§ **EXERCISE**
Quote the listing below in full and exactly as written, but omit every picture.

§ **DATA SEGMENT**
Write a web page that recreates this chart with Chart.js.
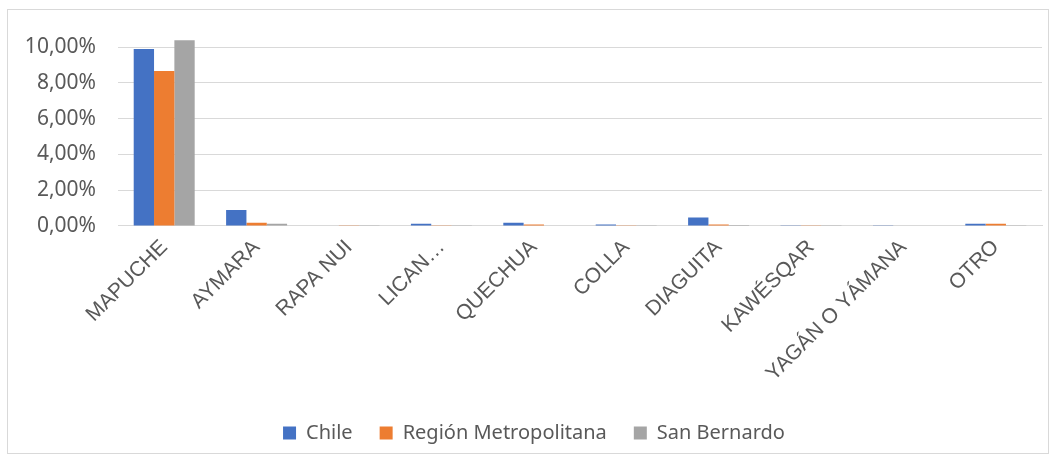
<!DOCTYPE html>
<html>
<head>
<meta charset="utf-8">
<script src="https://cdn.jsdelivr.net/npm/chart.js@4.4.1/dist/chart.umd.min.js"></script>
<style>
  html, body { margin: 0; padding: 0; background: #ffffff; }
  #frame { position: absolute; left: 7px; top: 9px; width: 1042px; height: 445px; border: 1px solid #d9d9d9; box-sizing: border-box; }
  #wrap { position: absolute; left: 0; top: 0; width: 1058px; height: 463px; }
</style>
</head>
<body>
<div id="frame"></div>
<div id="wrap"><canvas id="c" width="1058" height="463"></canvas></div>
<script>
const categories = ["MAPUCHE", "AYMARA", "RAPA NUI", "LICAN…", "QUECHUA", "COLLA", "DIAGUITA", "KAWÉSQAR", "YAGÁN O YÁMANA", "OTRO"];
const seriesNames = ["Chile", "Región Metropolitana", "San Bernardo"];
const chileValues = [9.90, 0.89, 0.03, 0.13, 0.18, 0.08, 0.48, 0.02, 0.01, 0.13];
const rmValues = [8.66, 0.18, 0.02, 0.01, 0.09, 0.01, 0.08, 0.01, 0.00, 0.13];
const sbValues = [10.39, 0.13, 0.02, 0.01, 0.03, 0.01, 0.05, 0.01, 0.00, 0.04];
const yTickValues = [0, 2, 4, 6, 8, 10];
const colors = ["#4472C4", "#ED7D31", "#A5A5A5"];

const textColor = "#595959";
const gridColor = "#d9d9d9";

new Chart(document.getElementById("c"), {
  type: "bar",
  data: {
    labels: categories,
    datasets: [
      { label: seriesNames[0], data: chileValues, backgroundColor: colors[0] },
      { label: seriesNames[1], data: rmValues, backgroundColor: colors[1] },
      { label: seriesNames[2], data: sbValues, backgroundColor: colors[2] }
    ]
  },
  options: {
    responsive: false,
    animation: false,
    devicePixelRatio: 1,
    layout: { padding: { left: 26, right: 16, top: 0, bottom: 10 } },
    datasets: { bar: { categoryPercentage: 0.66, barPercentage: 1.0, borderWidth: 0 } },
    plugins: {
      tooltip: { enabled: false },
      legend: {
        position: "bottom",
        labels: {
          color: textColor,
          font: { family: "'Noto Sans', sans-serif", size: 20 },
          boxWidth: 13,
          boxHeight: 13,
          padding: 27
        }
      }
    },
    scales: {
      x: {
        grid: { display: false, drawTicks: false },
        border: { display: true, color: gridColor, width: 1 },
        ticks: {
          color: textColor,
          font: { family: "'Liberation Sans', Arial, sans-serif", size: 21 },
          maxRotation: 45,
          minRotation: 45,
          autoSkip: false,
          padding: 9
        },
        afterFit: (scale) => { scale.height = 170; }
      },
      y: {
        min: 0,
        max: 10.7,
        grid: { color: gridColor, lineWidth: 1, drawTicks: false },
        border: { display: false },
        afterBuildTicks: (scale) => { scale.ticks = yTickValues.map(v => ({ value: v })); },
        ticks: {
          color: textColor,
          font: { family: "'Noto Sans', sans-serif", size: 21 },
          padding: 22,
          callback: (v) => v.toFixed(2).replace(".", ",") + "%"
        },
        afterFit: (scale) => { scale.width = 92; }
      }
    }
  }
});
</script>
</body>
</html>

§ **ANSWER TO THIS TASK**
Write a web page that recreates this chart with Chart.js.
<!DOCTYPE html>
<html>
<head>
<meta charset="utf-8">
<script src="https://cdn.jsdelivr.net/npm/chart.js@4.4.1/dist/chart.umd.min.js"></script>
<style>
  html, body { margin: 0; padding: 0; background: #ffffff; }
  #frame { position: absolute; left: 7px; top: 9px; width: 1042px; height: 445px; border: 1px solid #d9d9d9; box-sizing: border-box; }
  #wrap { position: absolute; left: 0; top: 0; width: 1058px; height: 463px; }
</style>
</head>
<body>
<div id="frame"></div>
<div id="wrap"><canvas id="c" width="1058" height="463"></canvas></div>
<script>
const categories = ["MAPUCHE", "AYMARA", "RAPA NUI", "LICAN…", "QUECHUA", "COLLA", "DIAGUITA", "KAWÉSQAR", "YAGÁN O YÁMANA", "OTRO"];
const seriesNames = ["Chile", "Región Metropolitana", "San Bernardo"];
const chileValues = [9.90, 0.89, 0.03, 0.13, 0.18, 0.08, 0.48, 0.02, 0.01, 0.13];
const rmValues = [8.66, 0.18, 0.02, 0.01, 0.09, 0.01, 0.08, 0.01, 0.00, 0.13];
const sbValues = [10.39, 0.13, 0.02, 0.01, 0.03, 0.01, 0.05, 0.01, 0.00, 0.04];
const yTickValues = [0, 2, 4, 6, 8, 10];
const colors = ["#4472C4", "#ED7D31", "#A5A5A5"];

const textColor = "#595959";
const gridColor = "#d9d9d9";

new Chart(document.getElementById("c"), {
  type: "bar",
  data: {
    labels: categories,
    datasets: [
      { label: seriesNames[0], data: chileValues, backgroundColor: colors[0] },
      { label: seriesNames[1], data: rmValues, backgroundColor: colors[1] },
      { label: seriesNames[2], data: sbValues, backgroundColor: colors[2] }
    ]
  },
  options: {
    responsive: false,
    animation: false,
    devicePixelRatio: 1,
    layout: { padding: { left: 26, right: 16, top: 0, bottom: 10 } },
    datasets: { bar: { categoryPercentage: 0.66, barPercentage: 1.0, borderWidth: 0 } },
    plugins: {
      tooltip: { enabled: false },
      legend: {
        position: "bottom",
        labels: {
          color: textColor,
          font: { family: "'Noto Sans', sans-serif", size: 20 },
          boxWidth: 13,
          boxHeight: 13,
          padding: 27
        }
      }
    },
    scales: {
      x: {
        grid: { display: false, drawTicks: false },
        border: { display: true, color: gridColor, width: 1 },
        ticks: {
          color: textColor,
          font: { family: "'Liberation Sans', Arial, sans-serif", size: 21 },
          maxRotation: 45,
          minRotation: 45,
          autoSkip: false,
          padding: 9
        },
        afterFit: (scale) => { scale.height = 170; }
      },
      y: {
        min: 0,
        max: 10.7,
        grid: { color: gridColor, lineWidth: 1, drawTicks: false },
        border: { display: false },
        afterBuildTicks: (scale) => { scale.ticks = yTickValues.map(v => ({ value: v })); },
        ticks: {
          color: textColor,
          font: { family: "'Noto Sans', sans-serif", size: 21 },
          padding: 22,
          callback: (v) => v.toFixed(2).replace(".", ",") + "%"
        },
        afterFit: (scale) => { scale.width = 92; }
      }
    }
  }
});
</script>
</body>
</html>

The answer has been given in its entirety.